In a fuming outburst he claimed the UN representative was biased, had her own anti-government agenda and was displaying astonishing brass neck in daring to criticise the UK when Brazil had a massive housing crisis of its own.

"How is it that a woman from Brazil, a country that has 50m people in inadequate housing, has come over, failed to meet with any government ministers, with any officials or even to refer to the policy by its accurate name anywhere in the report at all. She's clearly come over with an agenda," he said.

The fact the official criticised a policy that is already under fire is clearly enough to irritate ministers, but to then insist on calling it the "bedroom tax", which is Labour's derogatory characterisation of the policy aimed at reviving memories of Margaret Thatcher's damaging poll tax, has pushed Shapps to anger.

Ministers insist the policy is not a tax but the scrapping of a "spare room subsidy" for social tenants on benefits deemed to have unused bedrooms that could be used by larger families. Private tenants do not get the same allowance.

Critics claim by cutting benefits for such people they are being forced out of their homes. And they insist there are not enough alternative, fewer-bedroom properties to meet the gap.

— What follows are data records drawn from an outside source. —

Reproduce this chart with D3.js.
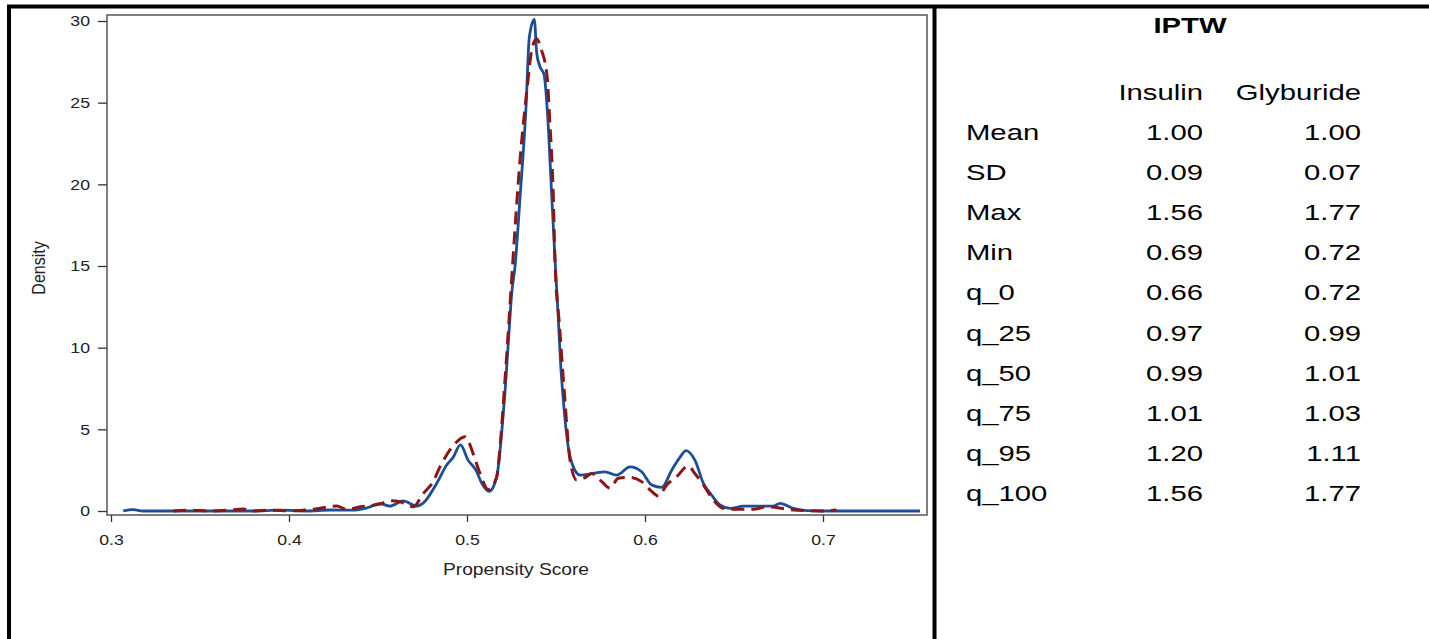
<!DOCTYPE html>
<html>
<head>
<meta charset="utf-8">
<script src="https://cdn.jsdelivr.net/npm/d3@7"></script>
<style>
  body { margin: 0; background: #fff; }
  text { font-family: "Liberation Sans", Arial, sans-serif; }
</style>
</head>
<body>
<div id="chart"></div>
<script>
// density curves
const insulinX = [0.3069, 0.3125, 0.318, 0.35, 0.38, 0.395, 0.41, 0.423, 0.436, 0.444, 0.451, 0.4567, 0.4642, 0.4717, 0.4755,
  0.483, 0.4885, 0.4923, 0.4963, 0.5007, 0.505, 0.5083, 0.5125, 0.5167, 0.5195, 0.5213, 0.5232, 0.5251, 0.527, 0.5298, 0.5331,
  0.535, 0.5378, 0.5392, 0.541, 0.5433, 0.5457, 0.5475, 0.5495, 0.5512, 0.5525, 0.5541, 0.5569, 0.5597, 0.5635, 0.571, 0.5775,
  0.5841, 0.5916, 0.5981, 0.6037, 0.6094, 0.615, 0.6197, 0.623, 0.6281, 0.6328, 0.6374, 0.6421, 0.6478, 0.6552, 0.6646, 0.672,
  0.6758, 0.6833, 0.691, 0.70, 0.7545];
const insulinY = [0.0, 0.08, 0.0, 0.0, 0.0, 0.05, 0.0, 0.06, 0.05, 0.2, 0.45, 0.3, 0.62, 0.3, 0.5,
  1.7, 2.8, 3.3, 4.05, 3.1, 2.5, 1.7, 1.2, 2.1, 4.8, 7.2, 10.3, 13.3, 15.0, 19.2, 24.6,
  29.0, 30.1, 28.0, 27.2, 26.7, 23.5, 19.5, 15.3, 12.0, 9.2, 6.8, 3.9, 2.7, 2.2, 2.3, 2.4,
  2.2, 2.7, 2.4, 1.6, 1.45, 2.5, 3.3, 3.7, 3.1, 1.7, 0.98, 0.37, 0.16, 0.3, 0.3, 0.3,
  0.47, 0.16, 0.02, 0.0, 0.0];

const glyburideX = [0.335, 0.345, 0.355, 0.365, 0.3744, 0.38, 0.39, 0.40, 0.4137, 0.4268, 0.4324, 0.44, 0.4511, 0.4567, 0.4624,
  0.4698, 0.4755, 0.481, 0.4848, 0.4923, 0.4989, 0.5035, 0.5073, 0.512, 0.5167, 0.519, 0.521, 0.5235, 0.5257, 0.5298, 0.5339,
  0.5365, 0.5391, 0.5419, 0.545, 0.5465, 0.5485, 0.5494, 0.552, 0.555, 0.5579, 0.5616, 0.5672, 0.57, 0.5757, 0.5803, 0.585,
  0.5916, 0.5981, 0.6028, 0.6075, 0.6122, 0.6178, 0.6243, 0.628, 0.6328, 0.6384, 0.644, 0.6515, 0.6609, 0.6684, 0.672, 0.68,
  0.69, 0.6994, 0.7076];
const glyburideY = [0.0, 0.05, 0.0, 0.05, 0.12, 0.0, 0.05, 0.02, 0.1, 0.3, 0.1, 0.26, 0.43, 0.63, 0.57,
  0.26, 1.08, 1.8, 2.7, 4.0, 4.55, 3.5, 2.3, 1.3, 2.1, 4.5, 7.5, 11.5, 15.2, 21.5, 26.0,
  28.3, 28.9, 28.2, 26.6, 23.9, 19.2, 15.4, 11.3, 6.8, 3.1, 1.9, 2.1, 2.3, 1.8, 1.4, 2.0,
  2.06, 1.8, 1.3, 0.92, 1.6, 2.1, 2.76, 2.3, 1.6, 0.67, 0.16, 0.1, 0.1, 0.26, 0.24, 0.1,
  0.02, 0.0, 0.06];

const xTicks = [0.3, 0.4, 0.5, 0.6, 0.7];
const yTicks = [0, 5, 10, 15, 20, 25, 30];

// IPTW summary table
const tableTitle = "IPTW";
const groups = ["Insulin", "Glyburide"];
const statNames = ["Mean", "SD", "Max", "Min", "q_0", "q_25", "q_50", "q_75", "q_95", "q_100"];
const insulinStats = ["1.00", "0.09", "1.56", "0.69", "0.66", "0.97", "0.99", "1.01", "1.20", "1.56"];
const glyburideStats = ["1.00", "0.07", "1.77", "0.72", "0.72", "0.99", "1.01", "1.03", "1.11", "1.77"];

const W = 1429, H = 639;
const FRAME = { left: 107, right: 927, top: 15, bottom: 515 };
const TICK_SX = 1.18;  // the source picture is stretched sideways
const LABEL_SX = 1.2;
const TABLE_SX = 1.33;

const svg = d3.select("#chart").append("svg")
  .attr("width", W)
  .attr("height", H);

// outer borders
svg.append("line").attr("x1", 7).attr("x2", W).attr("y1", 6.5).attr("y2", 6.5)
  .attr("stroke", "#000").attr("stroke-width", 4);
svg.append("line").attr("x1", 9).attr("x2", 9).attr("y1", 5).attr("y2", H)
  .attr("stroke", "#000").attr("stroke-width", 4);
svg.append("line").attr("x1", 934.5).attr("x2", 934.5).attr("y1", 5).attr("y2", H)
  .attr("stroke", "#000").attr("stroke-width", 4);

const x = d3.scaleLinear().domain([0.3, 0.4]).range([111, 289]);
const y = d3.scaleLinear().domain([0, 30]).range([511, 21]);

// axes
const xAxis = svg.append("g")
  .attr("transform", `translate(0, ${FRAME.bottom})`)
  .call(d3.axisBottom(x).tickValues(xTicks).tickFormat(d3.format(".1f")).tickSize(7).tickPadding(12).tickSizeOuter(0));
const yAxis = svg.append("g")
  .attr("transform", `translate(${FRAME.left}, 0)`)
  .call(d3.axisLeft(y).tickValues(yTicks).tickSize(9).tickPadding(6).tickSizeOuter(0));
[xAxis, yAxis].forEach(g => {
  g.select(".domain").remove();
  g.selectAll(".tick line").attr("stroke", "#333").attr("stroke-width", 1.3);
  g.selectAll(".tick text").attr("fill", "#222").style("font-size", "15px")
    .attr("transform", `scale(${TICK_SX},1)`);
});
yAxis.selectAll(".tick text").attr("x", -17 / TICK_SX);

// plot frame
svg.append("rect")
  .attr("x", FRAME.left).attr("y", FRAME.top)
  .attr("width", FRAME.right - FRAME.left).attr("height", FRAME.bottom - FRAME.top)
  .attr("fill", "none").attr("stroke", "#555").attr("stroke-width", 1.5);

// axis labels
svg.append("text")
  .attr("transform", `translate(${(FRAME.left + FRAME.right) / 2 - 1}, 575) scale(${LABEL_SX},1)`)
  .attr("text-anchor", "middle").attr("fill", "#222").style("font-size", "16px")
  .text("Propensity Score");
svg.append("text")
  .attr("transform", `translate(45, ${(FRAME.top + FRAME.bottom) / 2 + 3}) rotate(-90) scale(1,${LABEL_SX})`)
  .attr("text-anchor", "middle").attr("fill", "#222").style("font-size", "16px")
  .text("Density");

// curves
const line = d3.line().curve(d3.curveMonotoneX)
  .x(d => x(d[0])).y(d => y(d[1]));
svg.append("path")
  .datum(d3.zip(insulinX, insulinY))
  .attr("d", line)
  .attr("fill", "none").attr("stroke", "#1c4e96").attr("stroke-width", 2.8)
  .attr("stroke-linejoin", "round");
svg.append("path")
  .datum(d3.zip(glyburideX, glyburideY))
  .attr("d", line)
  .attr("fill", "none").attr("stroke", "#8b1616").attr("stroke-width", 3)
  .attr("stroke-dasharray", "13,7");

// table
const tbl = svg.append("g");
tbl.append("text")
  .attr("transform", `translate(1190, 33) scale(${TABLE_SX},1)`)
  .attr("text-anchor", "middle").style("font-size", "22px").style("font-weight", "bold")
  .text(tableTitle);
const colRight = [1203, 1361];
groups.forEach((g, i) => {
  tbl.append("text")
    .attr("transform", `translate(${colRight[i]}, 100) scale(${TABLE_SX},1)`)
    .attr("text-anchor", "end").style("font-size", "22px")
    .text(g);
});
const rowY = d3.scalePoint().domain(statNames).range([140, 501]);
statNames.forEach((s, i) => {
  tbl.append("text")
    .attr("transform", `translate(966, ${rowY(s)}) scale(${TABLE_SX},1)`)
    .style("font-size", "22px").text(s);
  tbl.append("text")
    .attr("transform", `translate(${colRight[0]}, ${rowY(s)}) scale(${TABLE_SX},1)`)
    .attr("text-anchor", "end").style("font-size", "22px").text(insulinStats[i]);
  tbl.append("text")
    .attr("transform", `translate(${colRight[1]}, ${rowY(s)}) scale(${TABLE_SX},1)`)
    .attr("text-anchor", "end").style("font-size", "22px").text(glyburideStats[i]);
});
</script>
</body>
</html>
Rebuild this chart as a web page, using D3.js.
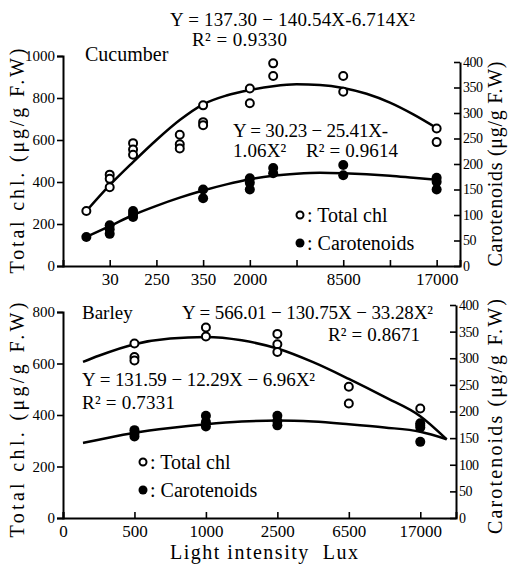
<!DOCTYPE html>
<html><head><meta charset="utf-8">
<script src="https://cdn.jsdelivr.net/npm/d3@7"></script>
<style>
body{margin:0;background:#fff;}
</style></head>
<body>
<script>
// ---------- DATA ----------
// Cucumber (top panel): x = ordinal level position
const cucTickPos = [1,2,3,4,5,6,7,8];
const cucTickLabels = ["30","250","350","2000","","8500","","17000"];
const cucChl = [[0.5,262],[1,435],[1,415],[1,375],[1.5,585],[1.5,555],[1.5,530],[2.5,625],[2.5,580],[2.5,560],
  [3,765],[3,685],[3,670],[4,845],[4,775],[4.5,965],[4.5,905],[6,905],[6,830],[8,655],[8,590]];
const cucCar = [[0.5,57],[1,80],[1,72],[1,63],[1.5,108],[1.5,102],[1.5,96],[3,150],[3,133],[4,172],[4,163],[4,150],
  [4.5,192],[4.5,182],[6,198],[6,178],[8,173],[8,165],[8,150]];
const cucChlFit = [[0.5,262],[1,385],[1.5,495],[2,600],[2.5,695],[3,770],[3.5,812],[4,838],[4.5,856],[5,865],[5.5,862],
  [6,848],[6.5,820],[7,778],[7.5,722],[8,657]];
const cucCarFit = [[0.5,57],[1,78],[1.5,100],[2,118],[2.5,134],[3,148],[3.5,160],[4,170],[4.5,177],[5,181],[5.5,183],
  [6,182],[6.5,180],[7,177],[7.5,173],[8,169]];
const cucLeftTicks = [0,200,400,600,800,1000];
const rightTicks = [0,50,100,150,200,250,300,350,400];

// Barley (bottom panel)
const barTickPos = [0,1,2,3,4,5];
const barTickLabels = ["0","500","1000","2500","6500","17000"];
const barChl = [[1,678],[1,625],[1,612],[2,740],[2,705],[3,715],[3,675],[3,645],[4,510],[4,445],[5,425],[5,360]];
const barCar = [[1,165],[1,158],[1,153],[2,192],[2,180],[2,172],[3,192],[3,182],[3,174],[5,178],[5,170],[5,143]];
const barChlFit = [[0.28,606],[0.5,630],[1,675],[1.5,697],[2,703],[2.5,690],[3,658],[3.5,605],[4,540],[4.5,470],[5,395],[5.37,305]];
const barCarFit = [[0.28,141],[0.5,147],[1,160],[1.5,169],[2,176],[2.5,181],[3,183],[3.5,181],[4,176],[4.5,170],[5,162],[5.37,148]];
const barLeftTicks = [0,200,400,600,800];

// ---------- DRAW ----------
const FONT = "'Liberation Serif', 'Times New Roman', 'DejaVu Serif', serif";
const W = 511, H = 567;
const svg = d3.select("body").append("svg").attr("width", W).attr("height", H)
  .attr("font-family", FONT).style("display","block");

function panel(cfg){
  const x = d3.scaleLinear().domain(cfg.xDom).range(cfg.xRange);
  const yL = d3.scaleLinear().domain(cfg.yLDom).range(cfg.yLRange);
  const yR = d3.scaleLinear().domain([0,400]).range(cfg.yRRange);
  const g = svg.append("g");

  const la = g.append("g").attr("transform",`translate(${cfg.xRange[0]},0)`)
    .call(d3.axisLeft(yL).tickValues(cfg.leftTicks).tickFormat(d3.format("d")).tickSizeOuter(0).tickSize(6).tickPadding(2));
  const ra = g.append("g").attr("transform",`translate(${cfg.xRange[1]},0)`)
    .call(d3.axisRight(yR).tickValues(rightTicks).tickFormat(d3.format("d")).tickSizeOuter(0).tickSizeInner(-6).tickPadding(3));
  const ba = g.append("g").attr("transform",`translate(0,${cfg.yLRange[0]})`)
    .call(d3.axisBottom(x).tickValues(cfg.tickPos).tickFormat((d,i)=>cfg.tickLabels[i])
      .tickSizeOuter(0).tickSize(-6).tickPadding(7));
  [la,ra,ba].forEach(a=>{
    a.attr("font-family", FONT);
    a.select(".domain").attr("stroke","#000").attr("stroke-width",2);
    a.selectAll(".tick line").attr("stroke","#000").attr("stroke-width",1.6);
    a.selectAll("text").attr("fill","#000").attr("font-family", FONT);
  });
  la.attr("font-size",15); la.selectAll("text").attr("font-size",15);
  ra.attr("font-size",14); ra.selectAll("text").attr("font-size",14).attr("letter-spacing","-0.5");
  ba.attr("font-size",17); ba.selectAll("text").attr("font-size",17);

  const lineL = d3.line().x(d=>x(d[0])).y(d=>yL(d[1])).curve(d3.curveMonotoneX);
  const lineR = d3.line().x(d=>x(d[0])).y(d=>yR(d[1])).curve(d3.curveMonotoneX);
  g.append("path").datum(cfg.chlFit).attr("d",lineL).attr("fill","none").attr("stroke","#000").attr("stroke-width",2.5);
  g.append("path").datum(cfg.carFit).attr("d",lineR).attr("fill","none").attr("stroke","#000").attr("stroke-width",2.5);

  g.selectAll(null).data(cfg.chl).enter().append("circle")
    .attr("cx",d=>x(d[0])).attr("cy",d=>yL(d[1])).attr("r",4)
    .attr("fill","#fff").attr("stroke","#000").attr("stroke-width",2);
  g.selectAll(null).data(cfg.car).enter().append("circle")
    .attr("cx",d=>x(d[0])).attr("cy",d=>yR(d[1])).attr("r",5).attr("fill","#000");

  const midL = (cfg.yLRange[0]+cfg.yLRange[1])/2 + cfg.leftTitleShift;
  g.append("text").attr("transform",`translate(24,${midL}) rotate(-90)`)
    .attr("text-anchor","middle").attr("font-size",20).attr("font-family",FONT)
    .attr("textLength",cfg.leftTitleLen).attr("lengthAdjust","spacing")
    .text("Total chl. (μg/g F.W)");
  const midR = (cfg.yRRange[0]+cfg.yRRange[1])/2 + cfg.rightTitleShift;
  g.append("text").attr("transform",`translate(502,${midR}) rotate(-90)`)
    .attr("text-anchor","middle").attr("font-size",20).attr("font-family",FONT)
    .attr("textLength",cfg.rightTitleLen).attr("lengthAdjust","spacing")
    .text("Carotenoids (μg/g F.W)");

  cfg.texts.forEach(t=>{
    const el = g.append("text").attr("x",t.x).attr("y",t.y).attr("font-size",t.fs||19)
      .attr("font-family",FONT).style("white-space","pre").text(t.s);
    if(t.len) el.attr("textLength",t.len).attr("lengthAdjust","spacing");
  });
  g.append("circle").attr("cx",cfg.leg[0]).attr("cy",cfg.leg[1]).attr("r",3.5)
    .attr("fill","#fff").attr("stroke","#000").attr("stroke-width",2);
  g.append("circle").attr("cx",cfg.leg[0]).attr("cy",cfg.leg[1]+28).attr("r",4.5).attr("fill","#000");
  g.append("text").attr("x",cfg.leg[0]+7).attr("y",cfg.leg[1]+7).attr("font-size",20).attr("font-family",FONT).text(": Total chl");
  g.append("text").attr("x",cfg.leg[0]+7).attr("y",cfg.leg[1]+35).attr("font-size",20).attr("font-family",FONT).text(": Carotenoids");
}

panel({
  xDom:[0,8.5], xRange:[63,460],
  yLDom:[0,1000], yLRange:[266,56], yRRange:[266,62],
  leftTicks:cucLeftTicks, tickPos:cucTickPos, tickLabels:cucTickLabels,
  chl:cucChl, car:cucCar, chlFit:cucChlFit, carFit:cucCarFit,
  leftTitleShift:0, leftTitleLen:225, rightTitleShift:0, rightTitleLen:205,
  leg:[300,215],
  texts:[
    {x:170,y:26,s:"Y = 137.30 − 140.54X-6.714X²",len:245},
    {x:192,y:46,s:"R² = 0.9330",len:95},
    {x:85,y:61,s:"Cucumber",fs:20},
    {x:233,y:137,s:"Y = 30.23 − 25.41X-",len:155},
    {x:233,y:157,s:"1.06X²\u00a0\u00a0\u00a0\u00a0R² = 0.9614",len:165}
  ]
});

panel({
  xDom:[0,5.5], xRange:[63,456],
  yLDom:[0,800], yLRange:[518,312], yRRange:[518,305],
  leftTicks:barLeftTicks, tickPos:barTickPos, tickLabels:barTickLabels,
  chl:barChl, car:barCar, chlFit:barChlFit, carFit:barCarFit,
  leftTitleShift:5, leftTitleLen:235, rightTitleShift:5, rightTitleLen:235,
  leg:[143,462],
  texts:[
    {x:82,y:319,s:"Barley",fs:19},
    {x:182,y:319,s:"Y = 566.01 − 130.75X − 33.28X²",len:251},
    {x:328,y:341,s:"R² = 0.8671",len:92},
    {x:82,y:386,s:"Y = 131.59 − 12.29X − 6.96X²",len:233},
    {x:82,y:409,s:"R² = 0.7331",len:93},
    {x:170,y:559,s:"Light intensity\u00a0\u00a0Lux",len:188,fs:20}
  ]
});
</script>
</body></html>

Rosnik has claimed that the policy, which came into effect last April, was hitting "the most vulnerable, the most fragile, the people on the fringes of coping with everyday life".

And her remarks have , unsurprisingly, won support from Labour, although ministers point out the Opposition has consistently failed to say whether they would scrap the policy if returned to power.

Shapps branded her report a disgrace and has said he is writing to the UN Secretary General Ban Ki-moon asking for an apology and an explanation of how she made such a report when not invited to do so by the UK government.

Downing Street was more measured in its remarks, with the prime minister's official spokesman declaring it disagreed with the report and that: "We will continue to point out the fairness of the policy."

No need for a security council resolution after all, then.